§ YOUR GOAL
Shown below is a listing with pictures; reproduce exactly, and only, the lines between the ones containing "Clone this chart in Plotly." and "import plotly.graph_objects as go", inclusive, leaving the pictures out.

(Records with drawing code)
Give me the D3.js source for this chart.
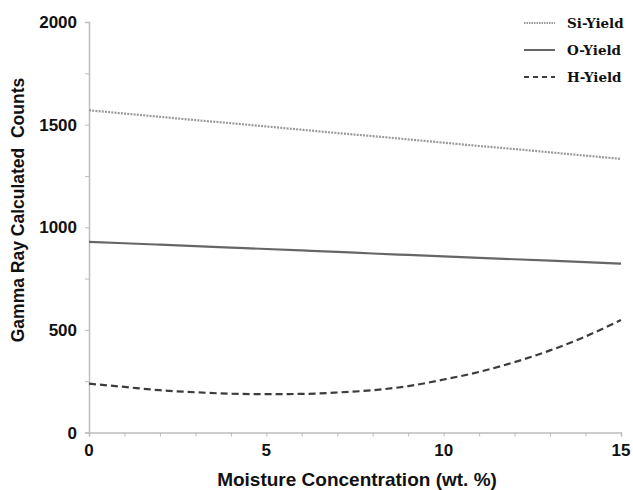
<!DOCTYPE html>
<html>
<head>
<meta charset="utf-8">
<script src="https://cdn.jsdelivr.net/npm/d3@7"></script>
<style>
  body { margin: 0; background: #fff; }
  svg text { font-family: "Liberation Sans", Arial, sans-serif; }
</style>
</head>
<body>
<div id="chart-area"></div>
<script>
// moisture concentration (wt. %)
const moisture = [0, 1, 2, 3, 4, 5, 6, 7, 8, 9, 10, 11, 12, 13, 14, 15];
const siYield = [1570, 1554, 1538, 1522, 1507, 1491, 1475, 1459, 1444, 1428, 1412, 1396, 1381, 1365, 1349, 1333];
const oYield = [929, 922, 915, 908, 901, 894, 887, 880, 872, 865, 858, 851, 844, 837, 830, 823];
const hYield = [238, 222, 206, 196, 189, 187, 188, 195, 206, 226, 258, 295, 343, 400, 468, 548];
const xTicks = [0, 5, 10, 15];
const yTicks = [0, 500, 1000, 1500, 2000];

const series = [
  { name: "Si-Yield", values: siYield, color: "#9a9a9a", dash: "2,1.2", width: 2.2 },
  { name: "O-Yield", values: oYield, color: "#666", dash: null, width: 2.2 },
  { name: "H-Yield", values: hYield, color: "#3c3c3c", dash: "7,4", width: 2.2 }
];

const margin = { top: 22, right: 12, bottom: 57, left: 89 };
const width = 633 - margin.left - margin.right;
const height = 490 - margin.top - margin.bottom;

const svg = d3.select("#chart-area")
  .append("svg")
  .attr("width", 633)
  .attr("height", 490);

const g = svg.append("g")
  .attr("transform", `translate(${margin.left},${margin.top})`);

const x = d3.scaleLinear().domain([0, 15]).range([0, 532]);
const y = d3.scaleLinear().domain([0, 2000]).range([height - 0.5, 0]);

// axes
const xAxis = g.append("g")
  .attr("transform", `translate(0,${y(0)})`)
  .call(d3.axisBottom(x).tickValues(d3.range(0, 16)).tickSize(4).tickFormat(""));
const yAxis = g.append("g")
  .call(d3.axisLeft(y).tickValues(d3.range(0, 2001, 250)).tickSize(4).tickFormat(""));

[xAxis, yAxis].forEach(a => {
  a.select(".domain").attr("stroke", "#bdbdbd").attr("stroke-width", 1.5);
  a.selectAll(".tick line").attr("stroke", "#bdbdbd");
});

g.selectAll(".xlab")
  .data(xTicks)
  .enter()
  .append("text")
  .attr("x", d => x(d))
  .attr("y", y(0) + 23)
  .attr("text-anchor", "middle")
  .attr("font-size", 17)
  .attr("font-weight", "bold")
  .attr("fill", "#111")
  .text(d => d);

g.selectAll(".ylab")
  .data(yTicks)
  .enter()
  .append("text")
  .attr("x", -12)
  .attr("y", d => y(d) + 6)
  .attr("text-anchor", "end")
  .attr("font-size", 17)
  .attr("font-weight", "bold")
  .attr("fill", "#111")
  .text(d => d);

// axis titles
svg.append("text")
  .attr("x", 357)
  .attr("y", 486)
  .attr("text-anchor", "middle")
  .attr("font-size", 19)
  .attr("font-weight", "bold")
  .attr("fill", "#111")
  .text("Moisture Concentration (wt. %)");

svg.append("text")
  .attr("transform", "translate(24,210) rotate(-90)")
  .attr("text-anchor", "middle")
  .attr("font-size", 17.5)
  .attr("font-weight", "bold")
  .attr("fill", "#111")
  .style("white-space", "pre")
  .attr("xml:space", "preserve")
  .text("Gamma Ray Calculated  Counts");

// lines
const line = d3.line()
  .x((d, i) => x(moisture[i]))
  .y(d => y(d))
  .curve(d3.curveMonotoneX);

g.selectAll(".series")
  .data(series)
  .enter()
  .append("path")
  .attr("class", "series")
  .attr("fill", "none")
  .attr("stroke", d => d.color)
  .attr("stroke-width", d => d.width)
  .attr("stroke-dasharray", d => d.dash)
  .attr("d", d => line(d.values));

// legend
const legend = svg.selectAll(".legend")
  .data(series)
  .enter()
  .append("g")
  .attr("class", "legend")
  .attr("transform", (d, i) => `translate(524, ${23 + i * 27})`);

legend.append("line")
  .attr("x1", 0)
  .attr("x2", 31)
  .attr("stroke", d => d.color)
  .attr("stroke-width", 2)
  .attr("stroke-dasharray", d => d.dash ? (d.name === "H-Yield" ? "5,4" : "1.5,1") : null);

legend.append("text")
  .attr("x", 43)
  .attr("y", 5)
  .attr("font-size", 13.5)
  .attr("font-weight", "bold")
  .style("font-family", "'DejaVu Serif', serif")
  .attr("fill", "#111")
  .text(d => d.name);
</script>
</body>
</html>
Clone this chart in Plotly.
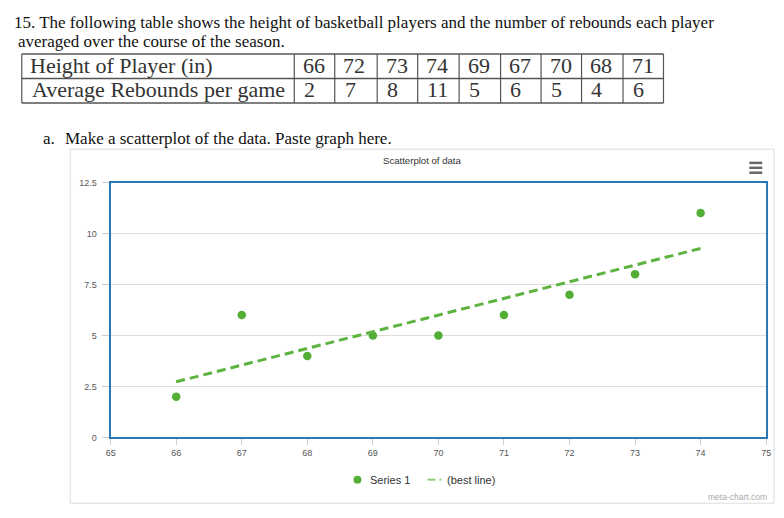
import plotly.graph_objects as go

# ---- data ----
heights = [66, 72, 73, 74, 69, 67, 70, 68, 71]
rebounds = [2, 7, 8, 11, 5, 6, 5, 4, 6]
best_line_x = [66, 74]
best_line_y = [2.73, 9.27]
y_ticks = [0, 2.5, 5, 7.5, 10, 12.5]
y_tick_labels = ["0", "2.5", "5", "7.5", "10", "12.5"]
x_ticks = [65, 66, 67, 68, 69, 70, 71, 72, 73, 74, 75]
row_labels = ["Height of Player (in)", "Average Rebounds per game"]

W, H = 784, 518
def px(x):
    return x / W
def py(y):
    return 1 - y / H

GREEN = "#52AE35"
SERIF = "Liberation Serif"
SANS = "Liberation Sans"

fig = go.Figure()
fig.add_trace(go.Scatter(
    x=heights, y=rebounds, mode="markers", name="Series 1",
    marker=dict(color=GREEN, size=8.5),
))
fig.add_trace(go.Scatter(
    x=best_line_x, y=best_line_y, mode="lines", name="(best line)",
    line=dict(color="#5DB33F", width=3, dash="9px,5px"),
))

shapes = []
annotations = []

def text(xc, y, s, size, color, family):
    annotations.append(dict(x=px(xc), y=py(y), xref="paper", yref="paper", xanchor="center", yanchor="middle",
                            text=s, showarrow=False, font=dict(family=family, size=size, color=color)))

# question text (centres of the text lines)
text(364, 18, "15. The following table shows the height of basketball players and the number of rebounds each player",
     17, "#111", SERIF)
text(148.5, 37, "averaged over the course of the season.", 17, "#111", SERIF)

# table
col_edges = [17, 293, 334, 377, 418, 460, 502, 543, 584, 626, 667]
row_edges = [50, 75, 100]
label_centres = [118.5, 155]
for yy in row_edges:
    shapes.append(dict(type="line", xref="paper", yref="paper", x0=px(17), x1=px(667), y0=py(yy), y1=py(yy),
                       line=dict(color="#555", width=1.5)))
for xx in col_edges:
    shapes.append(dict(type="line", xref="paper", yref="paper", x0=px(xx), x1=px(xx), y0=py(50), y1=py(100),
                       line=dict(color="#555", width=1.2)))
for r, lab in enumerate(row_labels):
    text(label_centres[r], (row_edges[r] + row_edges[r + 1]) / 2 - 1, lab, 22, "#333", SERIF)
for i in range(len(heights)):
    for r, vals in enumerate([heights, rebounds]):
        s = str(vals[i])
        text(col_edges[i + 1] + 11 + 4.5 * len(s), (row_edges[r] + row_edges[r + 1]) / 2 - 1, s, 22, "#333", SERIF)

text(45, 136, "a.", 17, "#111", SERIF)
text(226, 136, "Make a scatterplot of the data. Paste graph here.", 17, "#111", SERIF)

# chart container
shapes.append(dict(type="rect", xref="paper", yref="paper", x0=px(66), x1=px(779), y0=py(147), y1=py(508),
                   line=dict(color="#DDDDDD", width=1)))
text(423, 159, "Scatterplot of data", 9.6, "#333", SANS)
for yy in [161, 166, 171]:
    shapes.append(dict(type="line", xref="paper", yref="paper", x0=px(754), x1=px(767), y0=py(yy), y1=py(yy),
                       line=dict(color="#666", width=2.5)))
text(741.5, 502, "meta-chart.com", 8.5, "#AAA", SANS)

# custom legend
shapes.append(dict(type="circle", xref="paper", yref="paper", x0=px(353), x1=px(361), y0=py(480), y1=py(488),
                   fillcolor=GREEN, line=dict(color=GREEN, width=0)))
text(390, 484, "Series 1", 11, "#333", SANS)
shapes.append(dict(type="line", xref="paper", yref="paper", x0=px(428), x1=px(436), y0=py(484), y1=py(484),
                   line=dict(color="#8CCB78", width=2)))
shapes.append(dict(type="line", xref="paper", yref="paper", x0=px(440), x1=px(442), y0=py(484), y1=py(484),
                   line=dict(color="#8CCB78", width=2)))
text(472, 484, "(best line)", 11, "#333", SANS)

fig.update_layout(
    width=W, height=H, margin=dict(l=0, r=0, t=0, b=0),
    paper_bgcolor="white", plot_bgcolor="white",
    showlegend=False,
    xaxis=dict(domain=[px(107), px(771)], range=[65, 75], tickvals=x_ticks,
               showgrid=False, zeroline=False, showline=True, linecolor="#2B78B5", linewidth=2, mirror=True,
               ticks="outside", ticklen=6, tickcolor="#ccc", ticklabeloverflow="allow",
               tickfont=dict(family=SANS, size=9, color="#555")),
    yaxis=dict(domain=[py(441), py(181)], range=[0, 12.5], tickvals=y_ticks, ticktext=y_tick_labels,
               showgrid=True, gridcolor="#DDDDDD", zeroline=False, showline=True, linecolor="#2B78B5",
               linewidth=2, mirror=True, ticks="outside", ticklen=7, tickcolor="#ccc",
               ticklabelstandoff=3,
               tickfont=dict(family=SANS, size=9, color="#555")),
    shapes=shapes, annotations=annotations,
)

fig.write_html(
    "out.html",
    config={"displayModeBar": False},
    post_script="document.documentElement.style.margin='0';document.body.style.margin='0';"
                "document.documentElement.style.overflow='hidden';document.body.style.overflow='hidden';",
)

§ WRITTEN ANSWER
Clone this chart in Plotly.
import plotly.graph_objects as go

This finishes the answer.